** Begin Available records **
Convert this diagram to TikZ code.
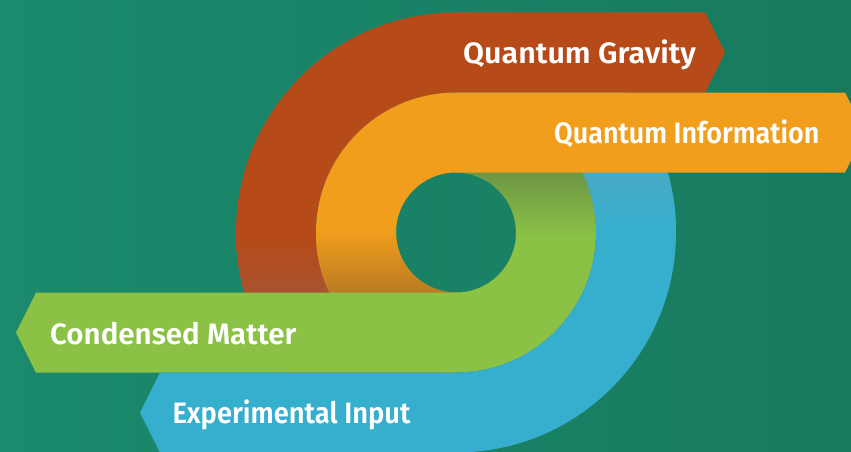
\documentclass[tikz,border=0pt]{standalone}
\usepackage{graphicx}
\usepackage{fontspec}
\newfontfamily\lblfont{Fira Sans SemiBold}
\definecolor{bgA}{HTML}{1B8A6D}
\definecolor{bgB}{HTML}{177A5E}
\definecolor{qgred}{HTML}{B64A18}
\definecolor{qgredlow}{HTML}{A9532F}
\definecolor{qiorange}{HTML}{F09E1C}
\definecolor{qiorangelow}{HTML}{BB7B22}
\definecolor{cmgreen}{HTML}{8BC145}
\definecolor{cmgreentop}{HTML}{6E9646}
\definecolor{eiblue}{HTML}{36AFCE}
\definecolor{eibluetop}{HTML}{4AA9C4}
\begin{document}
\begin{tikzpicture}[x=1pt,y=1pt,
  lbl/.style={text=white, font=\lblfont\fontsize{29.5}{31}\selectfont, inner sep=0pt, anchor=base west}]
\useasboundingbox (0,0) rectangle (851,451);
\clip (0,0) rectangle (851,451);
\shade[left color=bgA, right color=bgB] (0,0) rectangle (851,451);
\coordinate (C) at (456,218.5);
% half rings
\def\redring{(456,438.5) arc[start angle=90,end angle=270,radius=220] -- (456,78.5) arc[start angle=270,end angle=90,radius=140] -- cycle}
\def\orangering{(456,358.5) arc[start angle=90,end angle=270,radius=140] -- (456,158.5) arc[start angle=270,end angle=90,radius=60] -- cycle}
\def\greenring{(456,78.5) arc[start angle=-90,end angle=90,radius=140] -- (456,278.5) arc[start angle=90,end angle=-90,radius=60] -- cycle}
\def\bluering{(456,-1.5) arc[start angle=-90,end angle=90,radius=220] -- (456,358.5) arc[start angle=90,end angle=-90,radius=140] -- cycle}
\begin{scope}
  \clip \redring;
  \fill[qgred] (230,-5) rectangle (460,445);
  \shade[top color=qgred, bottom color=qgredlow] (230,158.5) rectangle (460,215);
\end{scope}
\begin{scope}
  \clip \orangering;
  \fill[qiorange] (310,70) rectangle (460,365);
  \shade[top color=qiorange, bottom color=qiorangelow] (310,158.5) rectangle (460,220);
\end{scope}
\begin{scope}
  \clip \greenring;
  \fill[cmgreen] (452,70) rectangle (600,365);
  \shade[top color=cmgreentop, bottom color=cmgreen] (452,215) rectangle (600,278.5);
\end{scope}
\begin{scope}
  \clip \bluering;
  \fill[eiblue] (452,-5) rectangle (680,445);
  \shade[top color=eibluetop, bottom color=eiblue] (452,225) rectangle (680,278.5);
\end{scope}
% arms
\fill[qgred] (455.5,438.5) -- (705,438.5) -- (725,398.5) -- (705,358.5) -- (455.5,358.5) -- cycle;
\fill[qiorange] (455.5,358.5) -- (845,358.5) -- (865,318.5) -- (845,278.5) -- (455.5,278.5) -- cycle;
\fill[cmgreen] (456.5,158.5) -- (36,158.5) -- (16,118.5) -- (36,78.5) -- (456.5,78.5) -- cycle;
\fill[eiblue] (456.5,78.5) -- (160,78.5) -- (140,38.5) -- (160,-1.5) -- (456.5,-1.5) -- cycle;
% labels
\node[lbl] (qg) at (463,387.7) {\resizebox{232.7pt}{\height}{Quantum Gravity}};
\node[lbl] (qi) at (554,307.8) {\resizebox{265.3pt}{\height}{Quantum Information}};
\node[lbl] (cm) at (50,106.7) {\resizebox{246pt}{\height}{Condensed Matter}};
\node[lbl] (ei) at (172.3,27.7) {\resizebox{238pt}{\height}{Experimental Input}};
\end{tikzpicture}
\end{document}
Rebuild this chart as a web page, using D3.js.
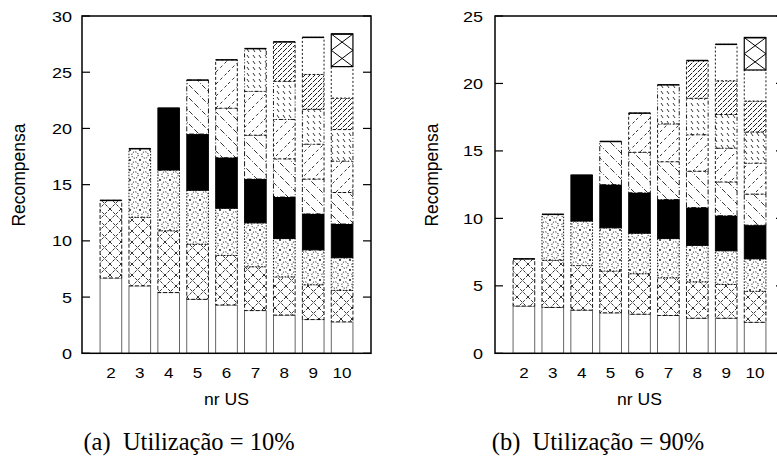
** End Available records **
Make an exact copy of every record, pictures excluded.

Convert this diagram to TikZ code.
\documentclass[tikz,border=0pt]{standalone}
\usepackage{graphicx}
\usepackage{fontspec}
\newfontfamily\lblfont{Fira Sans SemiBold}
\definecolor{bgA}{HTML}{1B8A6D}
\definecolor{bgB}{HTML}{177A5E}
\definecolor{qgred}{HTML}{B64A18}
\definecolor{qgredlow}{HTML}{A9532F}
\definecolor{qiorange}{HTML}{F09E1C}
\definecolor{qiorangelow}{HTML}{BB7B22}
\definecolor{cmgreen}{HTML}{8BC145}
\definecolor{cmgreentop}{HTML}{6E9646}
\definecolor{eiblue}{HTML}{36AFCE}
\definecolor{eibluetop}{HTML}{4AA9C4}
\begin{document}
\begin{tikzpicture}[x=1pt,y=1pt,
  lbl/.style={text=white, font=\lblfont\fontsize{29.5}{31}\selectfont, inner sep=0pt, anchor=base west}]
\useasboundingbox (0,0) rectangle (851,451);
\clip (0,0) rectangle (851,451);
\shade[left color=bgA, right color=bgB] (0,0) rectangle (851,451);
\coordinate (C) at (456,218.5);
% half rings
\def\redring{(456,438.5) arc[start angle=90,end angle=270,radius=220] -- (456,78.5) arc[start angle=270,end angle=90,radius=140] -- cycle}
\def\orangering{(456,358.5) arc[start angle=90,end angle=270,radius=140] -- (456,158.5) arc[start angle=270,end angle=90,radius=60] -- cycle}
\def\greenring{(456,78.5) arc[start angle=-90,end angle=90,radius=140] -- (456,278.5) arc[start angle=90,end angle=-90,radius=60] -- cycle}
\def\bluering{(456,-1.5) arc[start angle=-90,end angle=90,radius=220] -- (456,358.5) arc[start angle=90,end angle=-90,radius=140] -- cycle}
\begin{scope}
  \clip \redring;
  \fill[qgred] (230,-5) rectangle (460,445);
  \shade[top color=qgred, bottom color=qgredlow] (230,158.5) rectangle (460,215);
\end{scope}
\begin{scope}
  \clip \orangering;
  \fill[qiorange] (310,70) rectangle (460,365);
  \shade[top color=qiorange, bottom color=qiorangelow] (310,158.5) rectangle (460,220);
\end{scope}
\begin{scope}
  \clip \greenring;
  \fill[cmgreen] (452,70) rectangle (600,365);
  \shade[top color=cmgreentop, bottom color=cmgreen] (452,215) rectangle (600,278.5);
\end{scope}
\begin{scope}
  \clip \bluering;
  \fill[eiblue] (452,-5) rectangle (680,445);
  \shade[top color=eibluetop, bottom color=eiblue] (452,225) rectangle (680,278.5);
\end{scope}
% arms
\fill[qgred] (455.5,438.5) -- (705,438.5) -- (725,398.5) -- (705,358.5) -- (455.5,358.5) -- cycle;
\fill[qiorange] (455.5,358.5) -- (845,358.5) -- (865,318.5) -- (845,278.5) -- (455.5,278.5) -- cycle;
\fill[cmgreen] (456.5,158.5) -- (36,158.5) -- (16,118.5) -- (36,78.5) -- (456.5,78.5) -- cycle;
\fill[eiblue] (456.5,78.5) -- (160,78.5) -- (140,38.5) -- (160,-1.5) -- (456.5,-1.5) -- cycle;
% labels
\node[lbl] (qg) at (463,387.7) {\resizebox{232.7pt}{\height}{Quantum Gravity}};
\node[lbl] (qi) at (554,307.8) {\resizebox{265.3pt}{\height}{Quantum Information}};
\node[lbl] (cm) at (50,106.7) {\resizebox{246pt}{\height}{Condensed Matter}};
\node[lbl] (ei) at (172.3,27.7) {\resizebox{238pt}{\height}{Experimental Input}};
\end{tikzpicture}
\end{document}
Rebuild this chart as a web page, using D3.js.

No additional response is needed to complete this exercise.